»»
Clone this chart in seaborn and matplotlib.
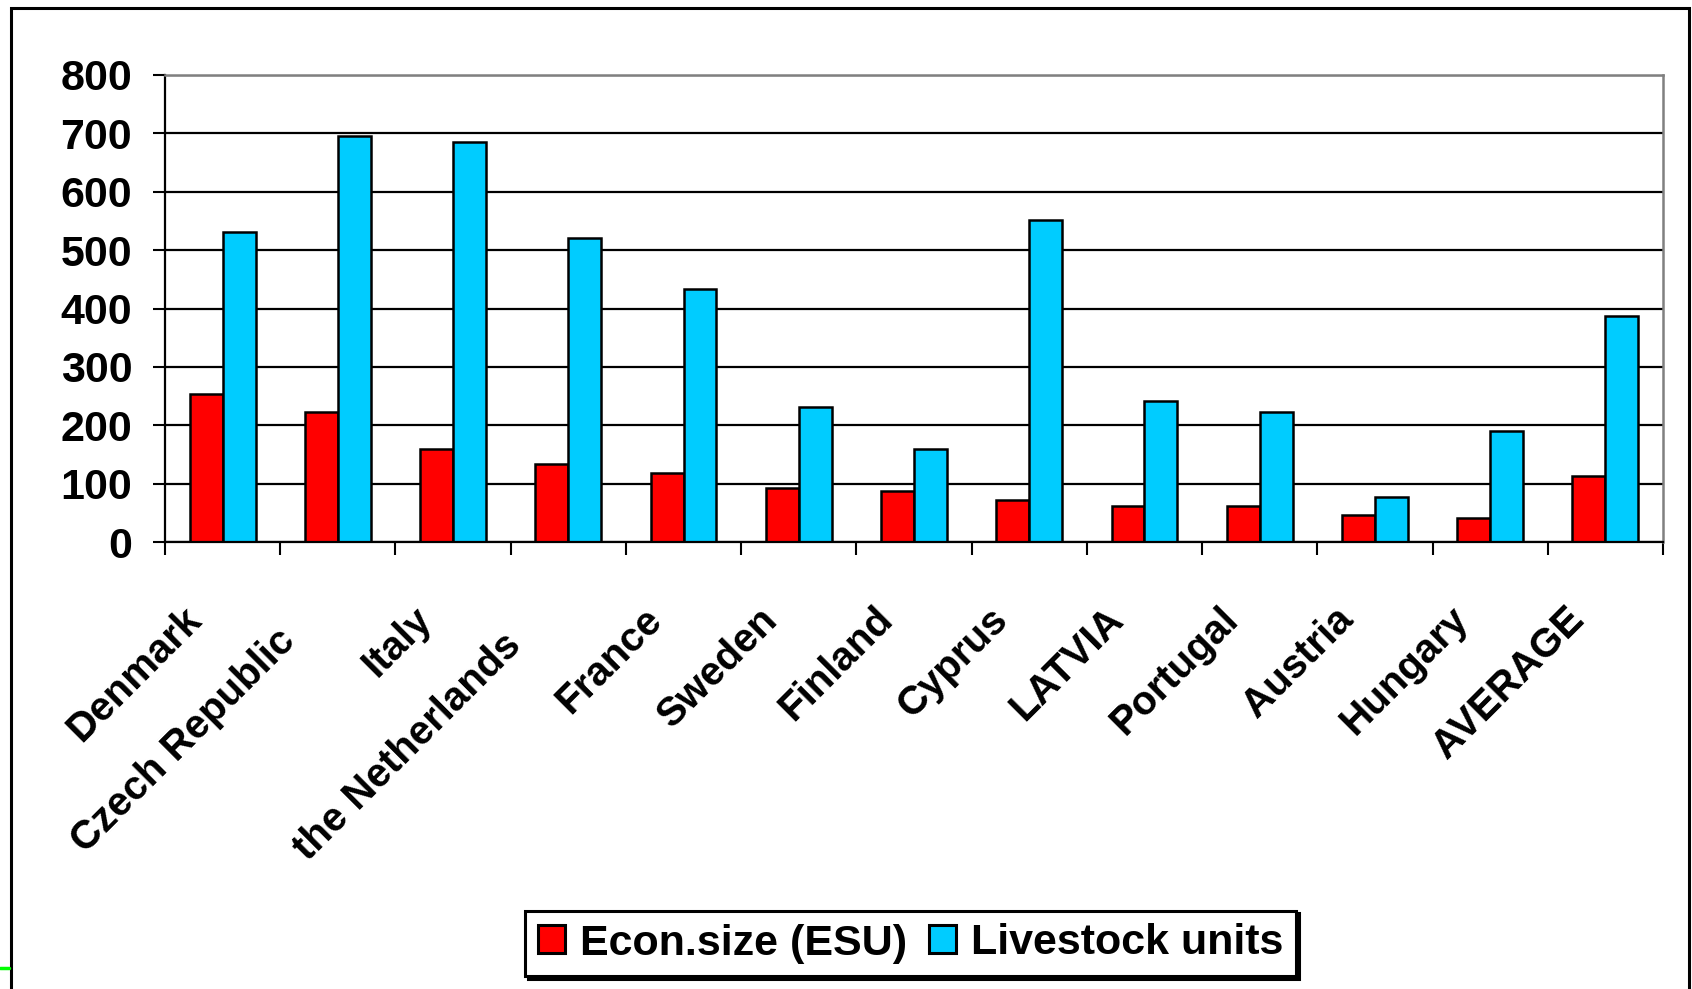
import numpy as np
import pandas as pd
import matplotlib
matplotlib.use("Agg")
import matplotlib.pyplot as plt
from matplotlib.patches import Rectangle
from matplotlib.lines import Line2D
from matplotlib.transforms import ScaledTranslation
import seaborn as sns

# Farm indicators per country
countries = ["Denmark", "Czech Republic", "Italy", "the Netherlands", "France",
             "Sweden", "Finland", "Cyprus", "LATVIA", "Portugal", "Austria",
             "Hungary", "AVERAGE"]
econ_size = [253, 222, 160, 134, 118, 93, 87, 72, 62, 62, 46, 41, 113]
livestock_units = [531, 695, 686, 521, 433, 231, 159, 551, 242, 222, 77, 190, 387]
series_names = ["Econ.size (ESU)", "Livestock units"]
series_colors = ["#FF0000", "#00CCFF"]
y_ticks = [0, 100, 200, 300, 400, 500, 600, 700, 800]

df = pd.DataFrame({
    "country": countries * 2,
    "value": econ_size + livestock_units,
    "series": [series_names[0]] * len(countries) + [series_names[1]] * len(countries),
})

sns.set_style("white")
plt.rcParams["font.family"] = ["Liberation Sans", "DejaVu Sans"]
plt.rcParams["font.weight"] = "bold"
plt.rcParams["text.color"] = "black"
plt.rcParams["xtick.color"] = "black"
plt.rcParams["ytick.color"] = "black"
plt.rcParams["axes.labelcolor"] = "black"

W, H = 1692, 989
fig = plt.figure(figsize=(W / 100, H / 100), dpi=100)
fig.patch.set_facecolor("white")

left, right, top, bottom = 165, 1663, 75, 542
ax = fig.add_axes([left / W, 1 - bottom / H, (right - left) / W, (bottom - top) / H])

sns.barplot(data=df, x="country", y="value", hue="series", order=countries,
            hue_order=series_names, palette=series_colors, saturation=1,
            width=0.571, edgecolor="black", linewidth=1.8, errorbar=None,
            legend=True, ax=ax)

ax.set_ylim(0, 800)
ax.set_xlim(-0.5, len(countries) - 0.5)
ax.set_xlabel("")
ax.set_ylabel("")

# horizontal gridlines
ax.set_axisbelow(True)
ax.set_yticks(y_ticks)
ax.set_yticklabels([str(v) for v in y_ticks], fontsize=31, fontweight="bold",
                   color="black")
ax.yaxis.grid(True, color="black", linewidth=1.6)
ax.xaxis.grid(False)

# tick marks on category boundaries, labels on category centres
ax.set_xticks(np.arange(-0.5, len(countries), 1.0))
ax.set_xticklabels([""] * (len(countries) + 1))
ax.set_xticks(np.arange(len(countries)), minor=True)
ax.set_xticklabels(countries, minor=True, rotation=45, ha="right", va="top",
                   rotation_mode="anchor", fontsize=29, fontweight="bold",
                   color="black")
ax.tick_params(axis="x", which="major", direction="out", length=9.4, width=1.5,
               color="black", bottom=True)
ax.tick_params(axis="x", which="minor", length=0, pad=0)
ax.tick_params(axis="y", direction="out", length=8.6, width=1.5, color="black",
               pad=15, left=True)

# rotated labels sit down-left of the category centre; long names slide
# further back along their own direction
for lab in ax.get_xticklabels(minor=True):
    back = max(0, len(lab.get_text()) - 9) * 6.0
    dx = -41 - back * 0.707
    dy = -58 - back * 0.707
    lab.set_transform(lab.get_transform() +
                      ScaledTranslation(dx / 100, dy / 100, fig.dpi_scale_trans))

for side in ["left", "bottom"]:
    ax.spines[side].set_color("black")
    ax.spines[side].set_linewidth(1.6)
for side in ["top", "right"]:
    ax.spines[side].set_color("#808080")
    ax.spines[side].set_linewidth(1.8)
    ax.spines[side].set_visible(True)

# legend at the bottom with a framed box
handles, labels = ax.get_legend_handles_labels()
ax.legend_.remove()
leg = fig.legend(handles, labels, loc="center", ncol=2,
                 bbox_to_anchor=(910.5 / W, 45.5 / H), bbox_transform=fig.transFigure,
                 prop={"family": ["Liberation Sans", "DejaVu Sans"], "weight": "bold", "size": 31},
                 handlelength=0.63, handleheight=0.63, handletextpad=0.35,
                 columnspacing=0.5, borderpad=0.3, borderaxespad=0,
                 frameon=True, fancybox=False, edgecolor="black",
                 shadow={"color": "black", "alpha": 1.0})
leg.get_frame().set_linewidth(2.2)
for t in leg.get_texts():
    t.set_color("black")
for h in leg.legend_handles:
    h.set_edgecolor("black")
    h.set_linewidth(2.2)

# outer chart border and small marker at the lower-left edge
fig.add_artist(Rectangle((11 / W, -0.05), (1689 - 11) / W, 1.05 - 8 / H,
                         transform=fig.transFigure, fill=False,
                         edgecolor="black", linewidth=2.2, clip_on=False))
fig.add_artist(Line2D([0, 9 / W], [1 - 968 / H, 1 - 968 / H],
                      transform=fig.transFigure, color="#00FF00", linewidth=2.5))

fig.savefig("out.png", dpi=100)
««
»»
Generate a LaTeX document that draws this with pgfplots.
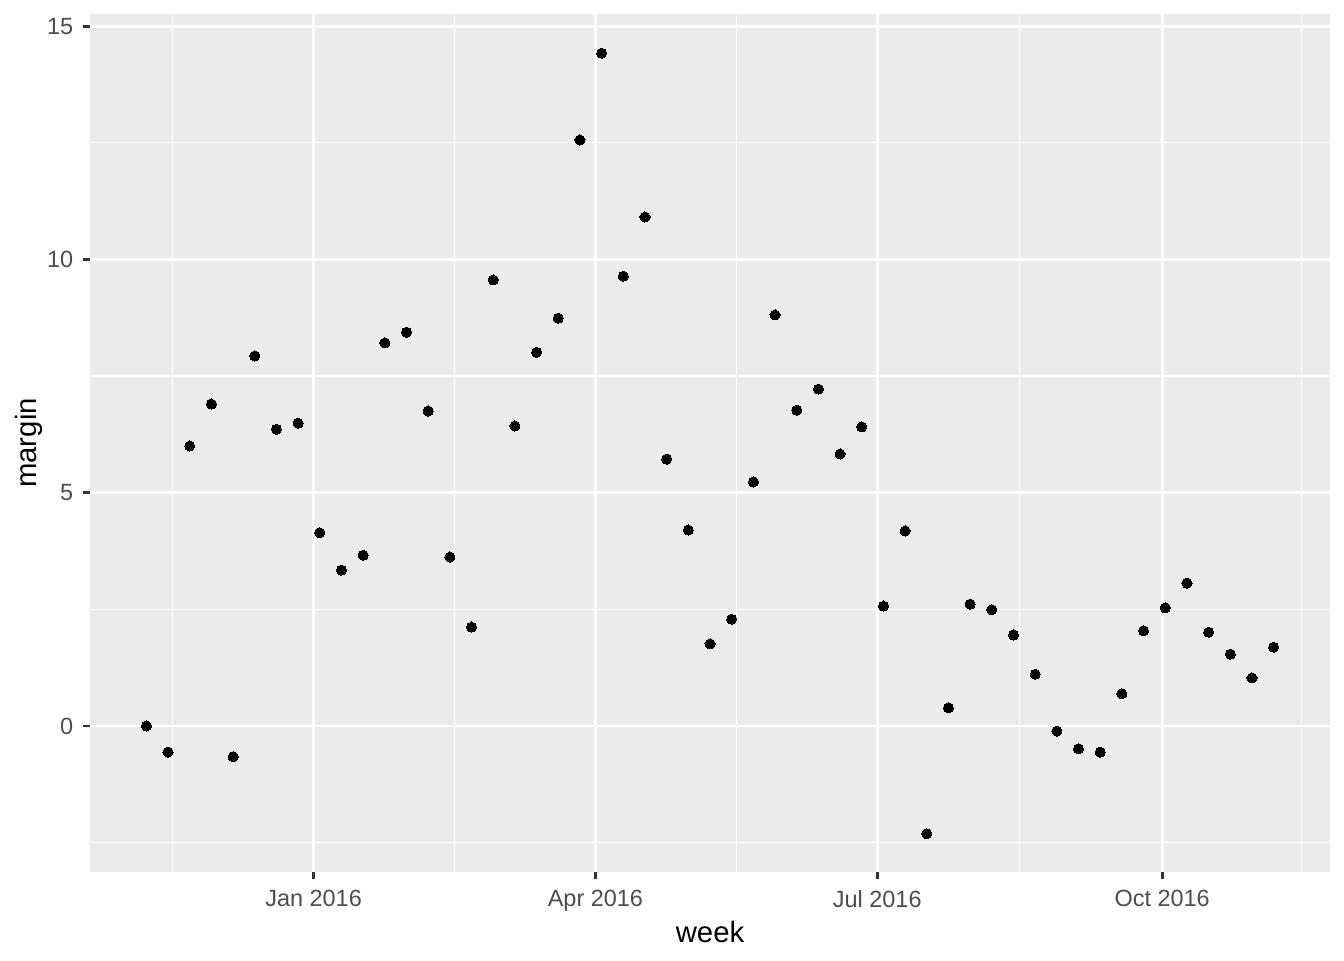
««
Copy the part that starts at the line with "Clone this chart in seaborn and matplotlib." and finishes at the line with "ax.xaxis.grid(False)", both included, and nothing more. Pictures are left out.

Clone this chart in seaborn and matplotlib.
import numpy as np
import pandas as pd
import matplotlib
matplotlib.use("Agg")
import matplotlib.pyplot as plt
from matplotlib.patches import Rectangle
from matplotlib.lines import Line2D
from matplotlib.transforms import ScaledTranslation
import seaborn as sns

# Farm indicators per country
countries = ["Denmark", "Czech Republic", "Italy", "the Netherlands", "France",
             "Sweden", "Finland", "Cyprus", "LATVIA", "Portugal", "Austria",
             "Hungary", "AVERAGE"]
econ_size = [253, 222, 160, 134, 118, 93, 87, 72, 62, 62, 46, 41, 113]
livestock_units = [531, 695, 686, 521, 433, 231, 159, 551, 242, 222, 77, 190, 387]
series_names = ["Econ.size (ESU)", "Livestock units"]
series_colors = ["#FF0000", "#00CCFF"]
y_ticks = [0, 100, 200, 300, 400, 500, 600, 700, 800]

df = pd.DataFrame({
    "country": countries * 2,
    "value": econ_size + livestock_units,
    "series": [series_names[0]] * len(countries) + [series_names[1]] * len(countries),
})

sns.set_style("white")
plt.rcParams["font.family"] = ["Liberation Sans", "DejaVu Sans"]
plt.rcParams["font.weight"] = "bold"
plt.rcParams["text.color"] = "black"
plt.rcParams["xtick.color"] = "black"
plt.rcParams["ytick.color"] = "black"
plt.rcParams["axes.labelcolor"] = "black"

W, H = 1692, 989
fig = plt.figure(figsize=(W / 100, H / 100), dpi=100)
fig.patch.set_facecolor("white")

left, right, top, bottom = 165, 1663, 75, 542
ax = fig.add_axes([left / W, 1 - bottom / H, (right - left) / W, (bottom - top) / H])

sns.barplot(data=df, x="country", y="value", hue="series", order=countries,
            hue_order=series_names, palette=series_colors, saturation=1,
            width=0.571, edgecolor="black", linewidth=1.8, errorbar=None,
            legend=True, ax=ax)

ax.set_ylim(0, 800)
ax.set_xlim(-0.5, len(countries) - 0.5)
ax.set_xlabel("")
ax.set_ylabel("")

# horizontal gridlines
ax.set_axisbelow(True)
ax.set_yticks(y_ticks)
ax.set_yticklabels([str(v) for v in y_ticks], fontsize=31, fontweight="bold",
                   color="black")
ax.yaxis.grid(True, color="black", linewidth=1.6)
ax.xaxis.grid(False)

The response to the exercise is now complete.